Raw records
══════

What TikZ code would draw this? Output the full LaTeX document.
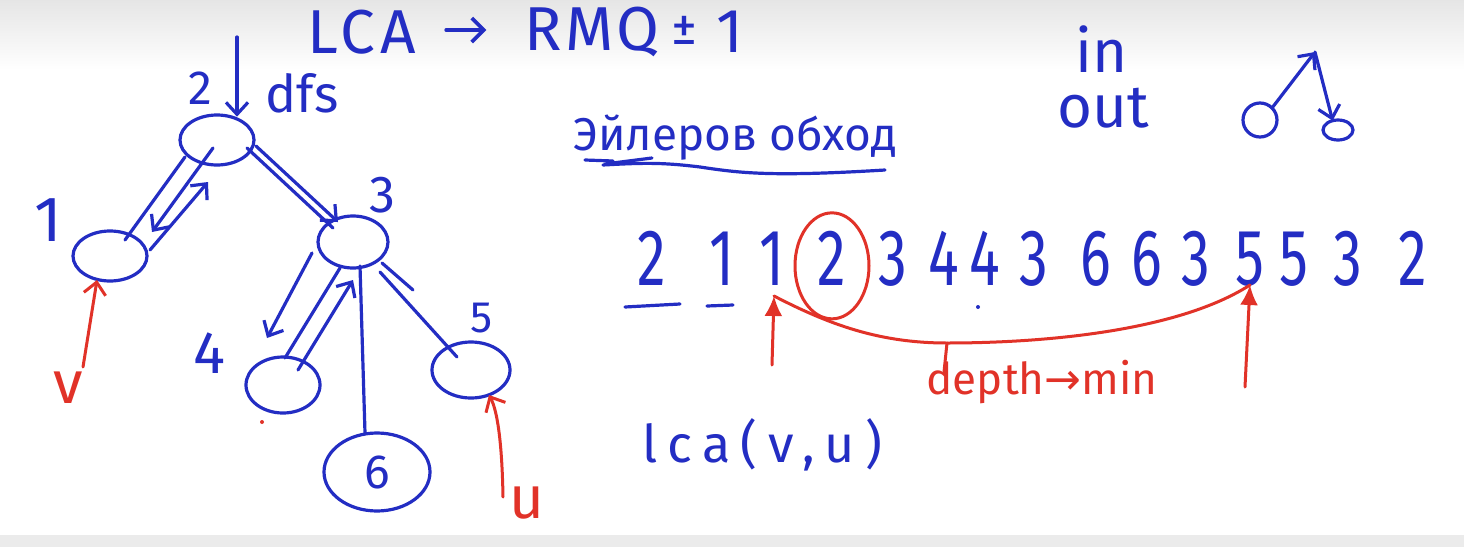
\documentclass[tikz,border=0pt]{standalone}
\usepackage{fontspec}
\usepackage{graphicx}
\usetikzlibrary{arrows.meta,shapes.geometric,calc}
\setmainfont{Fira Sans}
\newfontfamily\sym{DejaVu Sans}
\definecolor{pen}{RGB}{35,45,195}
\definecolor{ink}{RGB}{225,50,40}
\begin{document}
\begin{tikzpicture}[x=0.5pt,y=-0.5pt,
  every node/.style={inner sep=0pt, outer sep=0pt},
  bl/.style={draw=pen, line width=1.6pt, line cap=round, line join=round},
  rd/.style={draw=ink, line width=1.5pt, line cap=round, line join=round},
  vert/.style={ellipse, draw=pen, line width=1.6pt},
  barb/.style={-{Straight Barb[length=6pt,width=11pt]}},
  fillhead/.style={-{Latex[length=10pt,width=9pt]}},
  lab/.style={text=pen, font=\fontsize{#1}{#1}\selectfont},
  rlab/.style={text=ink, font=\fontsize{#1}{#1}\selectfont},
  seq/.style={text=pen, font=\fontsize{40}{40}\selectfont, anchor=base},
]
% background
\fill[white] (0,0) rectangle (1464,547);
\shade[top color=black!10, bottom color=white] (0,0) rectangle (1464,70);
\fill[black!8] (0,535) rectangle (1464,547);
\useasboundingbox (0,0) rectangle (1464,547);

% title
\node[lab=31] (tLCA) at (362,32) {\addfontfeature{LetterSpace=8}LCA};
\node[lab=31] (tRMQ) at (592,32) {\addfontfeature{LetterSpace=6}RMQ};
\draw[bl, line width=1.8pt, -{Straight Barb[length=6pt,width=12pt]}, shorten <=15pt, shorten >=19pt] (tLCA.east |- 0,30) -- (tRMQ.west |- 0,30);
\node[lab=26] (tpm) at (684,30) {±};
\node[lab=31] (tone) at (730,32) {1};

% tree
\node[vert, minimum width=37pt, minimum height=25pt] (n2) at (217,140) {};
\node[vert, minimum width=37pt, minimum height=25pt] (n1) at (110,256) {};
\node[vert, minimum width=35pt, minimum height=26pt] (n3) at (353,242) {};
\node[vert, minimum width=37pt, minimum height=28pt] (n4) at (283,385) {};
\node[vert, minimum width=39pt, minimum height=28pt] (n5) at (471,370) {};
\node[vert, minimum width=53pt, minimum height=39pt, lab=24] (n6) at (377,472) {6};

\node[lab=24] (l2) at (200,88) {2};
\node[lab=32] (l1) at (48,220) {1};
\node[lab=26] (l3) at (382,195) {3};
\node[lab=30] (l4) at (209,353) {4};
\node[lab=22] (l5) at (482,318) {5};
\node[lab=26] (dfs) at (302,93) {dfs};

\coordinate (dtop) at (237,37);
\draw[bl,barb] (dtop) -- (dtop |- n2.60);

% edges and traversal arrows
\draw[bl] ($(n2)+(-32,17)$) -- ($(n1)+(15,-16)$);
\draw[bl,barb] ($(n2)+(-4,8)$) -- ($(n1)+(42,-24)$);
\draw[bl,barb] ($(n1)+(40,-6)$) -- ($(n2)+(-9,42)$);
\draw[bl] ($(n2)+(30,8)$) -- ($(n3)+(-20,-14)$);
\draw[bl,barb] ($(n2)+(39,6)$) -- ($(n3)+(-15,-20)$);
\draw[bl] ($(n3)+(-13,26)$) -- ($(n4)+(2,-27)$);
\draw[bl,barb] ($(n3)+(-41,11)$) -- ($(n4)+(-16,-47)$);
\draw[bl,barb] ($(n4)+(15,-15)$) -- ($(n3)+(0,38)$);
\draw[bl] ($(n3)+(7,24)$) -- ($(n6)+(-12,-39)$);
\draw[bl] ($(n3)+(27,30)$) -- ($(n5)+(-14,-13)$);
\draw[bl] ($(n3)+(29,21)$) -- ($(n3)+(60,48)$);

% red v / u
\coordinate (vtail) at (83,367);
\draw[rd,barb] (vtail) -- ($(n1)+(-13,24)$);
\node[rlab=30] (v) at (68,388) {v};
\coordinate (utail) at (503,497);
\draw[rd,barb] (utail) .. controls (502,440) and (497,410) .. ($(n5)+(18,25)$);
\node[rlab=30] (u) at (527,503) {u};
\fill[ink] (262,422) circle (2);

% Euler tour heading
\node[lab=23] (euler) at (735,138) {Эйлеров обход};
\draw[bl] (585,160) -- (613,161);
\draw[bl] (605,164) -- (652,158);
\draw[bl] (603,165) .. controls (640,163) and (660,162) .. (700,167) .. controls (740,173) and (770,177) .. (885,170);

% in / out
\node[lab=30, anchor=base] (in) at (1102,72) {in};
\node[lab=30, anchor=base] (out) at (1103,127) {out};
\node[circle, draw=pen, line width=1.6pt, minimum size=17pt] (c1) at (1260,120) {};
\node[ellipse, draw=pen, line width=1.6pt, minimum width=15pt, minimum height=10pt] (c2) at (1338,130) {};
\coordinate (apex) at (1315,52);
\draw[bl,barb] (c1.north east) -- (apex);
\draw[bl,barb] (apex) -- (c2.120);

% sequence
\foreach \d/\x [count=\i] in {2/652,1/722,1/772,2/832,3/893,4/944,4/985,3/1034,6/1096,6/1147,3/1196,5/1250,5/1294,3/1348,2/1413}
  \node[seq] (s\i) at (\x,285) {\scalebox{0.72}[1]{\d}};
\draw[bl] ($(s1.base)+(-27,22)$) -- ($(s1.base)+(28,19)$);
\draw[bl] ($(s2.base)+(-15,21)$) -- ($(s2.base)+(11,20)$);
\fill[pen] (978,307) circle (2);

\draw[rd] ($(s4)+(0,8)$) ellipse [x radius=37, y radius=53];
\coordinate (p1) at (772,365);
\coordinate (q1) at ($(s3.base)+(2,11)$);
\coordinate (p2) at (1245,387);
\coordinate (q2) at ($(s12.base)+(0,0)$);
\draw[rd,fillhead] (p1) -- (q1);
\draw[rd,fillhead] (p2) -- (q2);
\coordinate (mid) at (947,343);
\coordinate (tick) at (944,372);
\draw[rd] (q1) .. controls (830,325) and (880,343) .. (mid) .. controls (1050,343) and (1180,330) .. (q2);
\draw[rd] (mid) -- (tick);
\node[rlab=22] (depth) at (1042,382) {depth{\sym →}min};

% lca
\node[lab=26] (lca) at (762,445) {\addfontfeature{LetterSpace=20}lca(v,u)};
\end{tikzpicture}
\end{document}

══════

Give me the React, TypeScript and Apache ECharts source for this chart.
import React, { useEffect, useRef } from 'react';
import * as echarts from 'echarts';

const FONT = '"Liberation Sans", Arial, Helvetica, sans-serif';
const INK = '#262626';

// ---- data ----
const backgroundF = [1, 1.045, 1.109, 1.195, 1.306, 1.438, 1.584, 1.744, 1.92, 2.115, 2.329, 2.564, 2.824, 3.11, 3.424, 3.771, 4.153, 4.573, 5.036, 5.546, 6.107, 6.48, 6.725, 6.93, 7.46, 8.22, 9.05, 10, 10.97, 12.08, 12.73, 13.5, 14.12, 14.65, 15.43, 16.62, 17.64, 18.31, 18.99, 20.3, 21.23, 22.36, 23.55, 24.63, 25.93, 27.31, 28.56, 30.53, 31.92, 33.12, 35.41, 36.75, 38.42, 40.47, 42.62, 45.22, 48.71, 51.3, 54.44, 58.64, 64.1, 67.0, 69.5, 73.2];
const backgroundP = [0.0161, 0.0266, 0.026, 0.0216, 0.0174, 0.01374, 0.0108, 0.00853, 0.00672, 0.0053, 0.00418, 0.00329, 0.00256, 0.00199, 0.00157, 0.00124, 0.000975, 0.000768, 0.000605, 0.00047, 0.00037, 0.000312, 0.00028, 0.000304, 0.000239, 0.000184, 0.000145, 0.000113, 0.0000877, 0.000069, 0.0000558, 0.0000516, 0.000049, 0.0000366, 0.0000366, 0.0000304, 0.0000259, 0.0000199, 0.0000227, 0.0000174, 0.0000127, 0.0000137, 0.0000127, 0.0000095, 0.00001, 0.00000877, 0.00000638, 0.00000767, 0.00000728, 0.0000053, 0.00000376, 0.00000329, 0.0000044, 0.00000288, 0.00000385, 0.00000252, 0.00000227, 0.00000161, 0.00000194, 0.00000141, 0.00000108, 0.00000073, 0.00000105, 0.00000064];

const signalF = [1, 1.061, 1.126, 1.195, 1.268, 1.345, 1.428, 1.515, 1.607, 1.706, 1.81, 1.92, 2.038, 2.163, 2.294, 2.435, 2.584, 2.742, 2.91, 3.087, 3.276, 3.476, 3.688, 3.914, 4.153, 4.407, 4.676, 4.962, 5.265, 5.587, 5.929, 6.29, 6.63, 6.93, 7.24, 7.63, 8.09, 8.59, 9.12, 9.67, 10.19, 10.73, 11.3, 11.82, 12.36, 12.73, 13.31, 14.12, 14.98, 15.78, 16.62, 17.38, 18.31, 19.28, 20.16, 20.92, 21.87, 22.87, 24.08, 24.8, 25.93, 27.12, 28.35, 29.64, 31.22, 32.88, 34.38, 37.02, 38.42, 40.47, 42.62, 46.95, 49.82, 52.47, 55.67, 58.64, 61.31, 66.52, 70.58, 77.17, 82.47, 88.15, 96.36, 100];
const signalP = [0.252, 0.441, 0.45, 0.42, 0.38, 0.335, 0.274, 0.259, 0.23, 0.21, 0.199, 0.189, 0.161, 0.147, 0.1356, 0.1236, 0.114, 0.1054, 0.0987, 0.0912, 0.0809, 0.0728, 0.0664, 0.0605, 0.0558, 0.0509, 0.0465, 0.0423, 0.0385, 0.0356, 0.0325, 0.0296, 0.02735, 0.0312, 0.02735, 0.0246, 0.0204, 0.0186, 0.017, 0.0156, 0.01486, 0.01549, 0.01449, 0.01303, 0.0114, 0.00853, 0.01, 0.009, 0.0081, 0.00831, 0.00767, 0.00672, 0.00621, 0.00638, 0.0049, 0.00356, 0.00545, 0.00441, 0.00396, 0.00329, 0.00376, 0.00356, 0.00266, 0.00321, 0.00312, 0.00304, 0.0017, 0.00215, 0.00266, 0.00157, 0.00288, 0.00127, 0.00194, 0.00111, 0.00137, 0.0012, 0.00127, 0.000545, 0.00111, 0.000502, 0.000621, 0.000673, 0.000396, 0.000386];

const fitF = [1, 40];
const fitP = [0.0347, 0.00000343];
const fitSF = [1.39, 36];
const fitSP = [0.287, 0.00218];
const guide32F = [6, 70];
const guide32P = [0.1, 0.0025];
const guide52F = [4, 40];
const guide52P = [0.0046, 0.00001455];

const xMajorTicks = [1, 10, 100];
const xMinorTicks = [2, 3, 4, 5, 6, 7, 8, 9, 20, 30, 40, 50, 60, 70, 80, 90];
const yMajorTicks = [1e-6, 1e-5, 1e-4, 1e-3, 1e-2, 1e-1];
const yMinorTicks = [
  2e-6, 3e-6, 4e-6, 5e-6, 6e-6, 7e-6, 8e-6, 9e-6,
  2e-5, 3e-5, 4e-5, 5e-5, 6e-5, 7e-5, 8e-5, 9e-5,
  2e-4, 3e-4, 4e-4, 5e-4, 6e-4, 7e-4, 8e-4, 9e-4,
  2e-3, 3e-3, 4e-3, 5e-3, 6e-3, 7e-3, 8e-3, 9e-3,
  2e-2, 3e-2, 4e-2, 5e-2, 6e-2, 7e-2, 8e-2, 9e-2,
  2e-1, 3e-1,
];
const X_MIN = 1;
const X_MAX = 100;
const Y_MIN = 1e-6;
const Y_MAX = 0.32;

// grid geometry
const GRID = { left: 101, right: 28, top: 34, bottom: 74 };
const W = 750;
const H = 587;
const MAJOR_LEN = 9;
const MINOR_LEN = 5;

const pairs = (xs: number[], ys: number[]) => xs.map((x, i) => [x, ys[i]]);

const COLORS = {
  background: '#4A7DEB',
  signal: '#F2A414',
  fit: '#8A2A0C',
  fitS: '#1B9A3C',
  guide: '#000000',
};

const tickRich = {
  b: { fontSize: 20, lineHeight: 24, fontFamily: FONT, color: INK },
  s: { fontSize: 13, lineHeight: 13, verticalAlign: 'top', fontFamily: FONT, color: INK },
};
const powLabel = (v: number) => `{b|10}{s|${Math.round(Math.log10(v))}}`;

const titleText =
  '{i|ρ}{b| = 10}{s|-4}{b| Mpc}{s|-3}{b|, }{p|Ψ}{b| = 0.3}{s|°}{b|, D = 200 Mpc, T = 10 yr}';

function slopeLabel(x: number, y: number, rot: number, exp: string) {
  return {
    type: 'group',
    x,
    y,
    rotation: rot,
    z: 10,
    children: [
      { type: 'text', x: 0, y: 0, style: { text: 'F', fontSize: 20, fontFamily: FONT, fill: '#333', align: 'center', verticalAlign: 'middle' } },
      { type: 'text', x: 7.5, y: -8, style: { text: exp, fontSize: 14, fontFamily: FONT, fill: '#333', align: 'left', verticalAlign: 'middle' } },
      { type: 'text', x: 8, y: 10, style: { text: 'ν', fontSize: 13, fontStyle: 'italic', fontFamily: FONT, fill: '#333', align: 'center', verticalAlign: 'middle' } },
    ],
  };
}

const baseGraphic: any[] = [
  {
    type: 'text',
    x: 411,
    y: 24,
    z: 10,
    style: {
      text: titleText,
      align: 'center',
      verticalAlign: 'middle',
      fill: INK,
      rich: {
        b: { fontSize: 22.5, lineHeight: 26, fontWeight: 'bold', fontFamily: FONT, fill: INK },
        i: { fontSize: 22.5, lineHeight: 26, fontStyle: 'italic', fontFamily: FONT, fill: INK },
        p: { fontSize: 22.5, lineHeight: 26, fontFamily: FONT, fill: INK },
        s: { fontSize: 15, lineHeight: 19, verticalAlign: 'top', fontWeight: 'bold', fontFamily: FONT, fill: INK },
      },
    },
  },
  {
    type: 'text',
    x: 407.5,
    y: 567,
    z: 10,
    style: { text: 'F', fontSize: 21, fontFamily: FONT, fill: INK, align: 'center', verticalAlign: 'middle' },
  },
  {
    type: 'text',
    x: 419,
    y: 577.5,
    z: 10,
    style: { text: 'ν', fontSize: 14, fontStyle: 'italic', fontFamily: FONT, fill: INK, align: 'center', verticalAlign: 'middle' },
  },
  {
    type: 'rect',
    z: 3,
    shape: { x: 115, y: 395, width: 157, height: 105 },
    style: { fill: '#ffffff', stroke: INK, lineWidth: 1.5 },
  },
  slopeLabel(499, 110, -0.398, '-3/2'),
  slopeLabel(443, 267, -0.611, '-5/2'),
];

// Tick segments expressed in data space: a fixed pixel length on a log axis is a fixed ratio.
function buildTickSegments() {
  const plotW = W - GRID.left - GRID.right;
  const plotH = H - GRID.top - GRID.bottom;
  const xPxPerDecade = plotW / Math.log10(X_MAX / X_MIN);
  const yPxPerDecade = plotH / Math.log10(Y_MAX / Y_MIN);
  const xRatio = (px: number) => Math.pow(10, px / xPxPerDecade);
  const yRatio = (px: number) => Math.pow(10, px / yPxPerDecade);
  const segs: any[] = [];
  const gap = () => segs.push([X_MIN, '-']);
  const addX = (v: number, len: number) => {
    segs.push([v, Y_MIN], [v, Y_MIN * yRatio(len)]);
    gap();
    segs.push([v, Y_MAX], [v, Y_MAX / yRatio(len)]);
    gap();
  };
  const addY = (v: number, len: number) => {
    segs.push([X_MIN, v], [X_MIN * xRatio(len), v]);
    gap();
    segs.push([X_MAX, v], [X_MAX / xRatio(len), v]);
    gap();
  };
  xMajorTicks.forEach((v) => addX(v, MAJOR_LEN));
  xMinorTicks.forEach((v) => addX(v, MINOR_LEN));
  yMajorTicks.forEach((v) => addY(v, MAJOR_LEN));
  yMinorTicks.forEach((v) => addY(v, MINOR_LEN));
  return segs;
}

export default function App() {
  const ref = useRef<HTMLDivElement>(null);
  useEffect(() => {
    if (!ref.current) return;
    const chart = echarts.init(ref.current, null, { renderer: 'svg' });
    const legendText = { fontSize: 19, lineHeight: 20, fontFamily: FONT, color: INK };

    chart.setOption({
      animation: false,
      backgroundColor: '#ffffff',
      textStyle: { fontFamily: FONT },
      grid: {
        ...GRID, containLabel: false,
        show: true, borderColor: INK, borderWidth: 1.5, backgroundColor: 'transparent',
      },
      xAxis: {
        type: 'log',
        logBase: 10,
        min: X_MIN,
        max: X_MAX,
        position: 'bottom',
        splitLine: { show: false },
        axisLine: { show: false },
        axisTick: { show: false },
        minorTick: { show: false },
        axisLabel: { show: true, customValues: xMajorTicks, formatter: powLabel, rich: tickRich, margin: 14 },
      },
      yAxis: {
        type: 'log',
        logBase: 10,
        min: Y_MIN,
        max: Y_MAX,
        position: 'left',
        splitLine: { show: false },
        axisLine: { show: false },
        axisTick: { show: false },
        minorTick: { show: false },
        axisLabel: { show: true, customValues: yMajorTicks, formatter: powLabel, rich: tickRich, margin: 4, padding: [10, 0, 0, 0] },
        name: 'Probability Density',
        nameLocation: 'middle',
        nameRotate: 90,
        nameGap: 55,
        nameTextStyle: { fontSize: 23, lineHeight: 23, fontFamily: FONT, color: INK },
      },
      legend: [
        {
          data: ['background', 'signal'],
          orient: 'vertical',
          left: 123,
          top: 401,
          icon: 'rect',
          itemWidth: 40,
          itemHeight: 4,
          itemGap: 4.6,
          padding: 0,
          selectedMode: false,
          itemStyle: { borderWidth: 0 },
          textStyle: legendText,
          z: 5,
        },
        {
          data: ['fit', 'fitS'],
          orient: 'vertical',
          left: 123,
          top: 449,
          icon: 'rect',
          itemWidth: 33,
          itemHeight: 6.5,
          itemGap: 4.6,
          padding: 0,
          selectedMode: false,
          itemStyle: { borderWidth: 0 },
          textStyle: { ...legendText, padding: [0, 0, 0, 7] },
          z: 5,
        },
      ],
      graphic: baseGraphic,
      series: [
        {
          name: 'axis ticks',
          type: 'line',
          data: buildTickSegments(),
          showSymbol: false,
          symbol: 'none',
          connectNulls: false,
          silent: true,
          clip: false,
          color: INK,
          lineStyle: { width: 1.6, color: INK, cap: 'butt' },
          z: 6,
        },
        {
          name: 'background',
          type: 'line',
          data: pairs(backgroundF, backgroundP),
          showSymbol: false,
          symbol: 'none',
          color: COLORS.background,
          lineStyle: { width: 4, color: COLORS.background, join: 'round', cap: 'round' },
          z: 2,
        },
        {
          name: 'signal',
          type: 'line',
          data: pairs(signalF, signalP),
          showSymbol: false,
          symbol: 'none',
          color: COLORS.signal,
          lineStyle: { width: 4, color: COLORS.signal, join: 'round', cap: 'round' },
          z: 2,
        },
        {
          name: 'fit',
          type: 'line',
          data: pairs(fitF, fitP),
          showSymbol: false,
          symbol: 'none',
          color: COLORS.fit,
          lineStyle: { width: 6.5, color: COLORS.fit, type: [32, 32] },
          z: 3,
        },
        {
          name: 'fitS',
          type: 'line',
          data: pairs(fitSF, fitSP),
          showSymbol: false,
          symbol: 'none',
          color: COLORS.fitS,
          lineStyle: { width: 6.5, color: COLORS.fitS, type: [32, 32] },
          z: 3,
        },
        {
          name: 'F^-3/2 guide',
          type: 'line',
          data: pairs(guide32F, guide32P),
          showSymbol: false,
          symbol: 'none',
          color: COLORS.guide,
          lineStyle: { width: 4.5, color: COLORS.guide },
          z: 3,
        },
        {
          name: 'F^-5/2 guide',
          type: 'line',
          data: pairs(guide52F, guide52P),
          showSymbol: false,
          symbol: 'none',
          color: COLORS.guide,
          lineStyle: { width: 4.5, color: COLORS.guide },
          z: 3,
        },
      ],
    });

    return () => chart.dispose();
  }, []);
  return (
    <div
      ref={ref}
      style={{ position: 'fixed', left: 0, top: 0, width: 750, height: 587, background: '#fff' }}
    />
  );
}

══════

## Description of the task
Output exactly one stretch of the listing: from the line containing "Give me the" through the line containing "const INK = '#262626';", both end lines included.

## The reply
Give me the React, TypeScript and Apache ECharts source for this chart.
import React, { useEffect, useRef } from 'react';
import * as echarts from 'echarts';

const FONT = '"Liberation Sans", Arial, Helvetica, sans-serif';
const INK = '#262626';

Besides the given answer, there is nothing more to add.